As any piece of gear will tell, mountaineering is a dangerous activity. Before embarking on a trip it is important to understand the risks involved, accept them and be prepared to deal with them. It is important to know your limitations and be willing to turn around before things get too dicey. Finally, you must understand that things can go wrong, really wrong, at any time. A sudden change in weather, an unexpected patch of snow, getting off course, a little stumble or any number of other things can turn an easy trip into a fight for your life.

I want to show you the wonders of the mountains and encourage (even help) you to get out there. Accordingly, I believe it is also my duty to do what I can to prepare you for what you’ll encounter. Part of that is in describing the trials as well as the triumphs of mountaineering. The other is in describing the terrain. There are two parts to that. The first is a rating in the details section of the trip report and the second is in the photos themselves.

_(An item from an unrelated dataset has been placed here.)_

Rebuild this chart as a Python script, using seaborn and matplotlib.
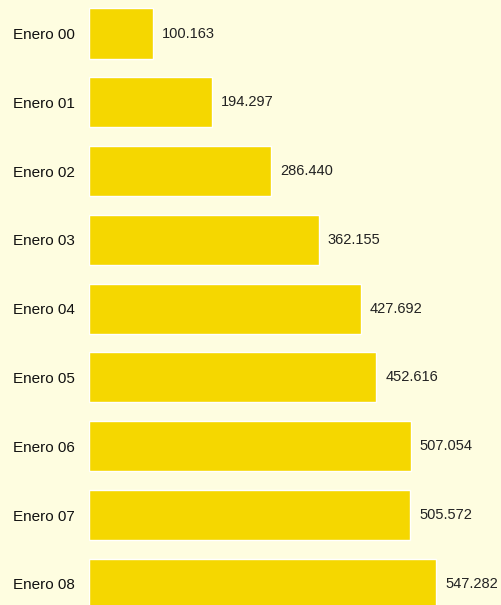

While the goal of rating systems is to provide a standard and fairly objective measure of difficulty, they are inherently subjective because…well…we are very subjective. They generally reflect the difficulty under “ideal” conditions. A little wetness or snow can make a big difference when climbing rock, as do exhaustion and stress. They also describe the route I went up (or could have gone up if I didn’t randomly decide to climb more challenging terrain just for the sake of it). If you are off trail or taking a different route up the difficulty of the terrain could be very, very different.

Finally, before getting into the ratings themselves, I want to give credit where credit is due. Vern’s website, Explor8ion.com, has been my go-to resource for the last few years and my inspiration to move from Facebook posts to a blog of my very own. I have found his posts to be by far the most detailed, honest and thoughtful of any trip reports I’ve found for the Canadian Rockies (including my own). A lot of the things I’m doing on my blog are based on his (including the rating system and the use of RC’s quips). So go check him out! That being said the reports and the ratings are my own and may not necessarily agree with his.

The Ratings

I will do my best to grade each climb using the Yosemite Decimal System and add a few quick comments about the terrain. As is tradition, the grade is based on the hardest move on the climb. Albeit a full days worth of class 4 terrain will be much more challenging and dangerous than an easy trail with one low 5th class move (e.g. a short rock step). I hope that the notes under the rating will help rectify that.

Below are my best attempt to describe the different classes (based on Wikipedia, Climber.org and Explor8ion) along with the RJ Secor’s quips for each rating, which while not really that accurate or useful are fun.

Class 1: You fall, you’re stupid…
Walking on a clear trail. Low chance of injury.

Class 2: You fall, you break your arm…
Simple scrambling. Trail is rougher with potential to occasionally use hands. Slightly higher change of injury.
I would put most of Kane’s easy scrambles under this class.

Class 3: You fall, you break your leg…
Scrambling with increased exposure. Handholds are often required. Falls could be fatal.
I would put most of Kane’s moderate scrambles under this class.

Class 4: You fall, you are almost dead…
Simple climbing with exposure. Falls will likely be very serious if not fatal.
I would put most of Kane’s difficult scrambles under this class.

Class 5: You fall, you are dead…
Technical rock climbing with more complicated moves. Falls will kill or cause serious injury (sometimes even if you are using a rope).


The photo at the top of the page is of my friend Ryan while we were waiting for a storm to pass on our first attempt on Mt. Engadine. Lighting on our summit push and flowing water on our retreat made that trip a lot more dangerous than it would be normally. Ryan passed away a year later in a mountaineering accident.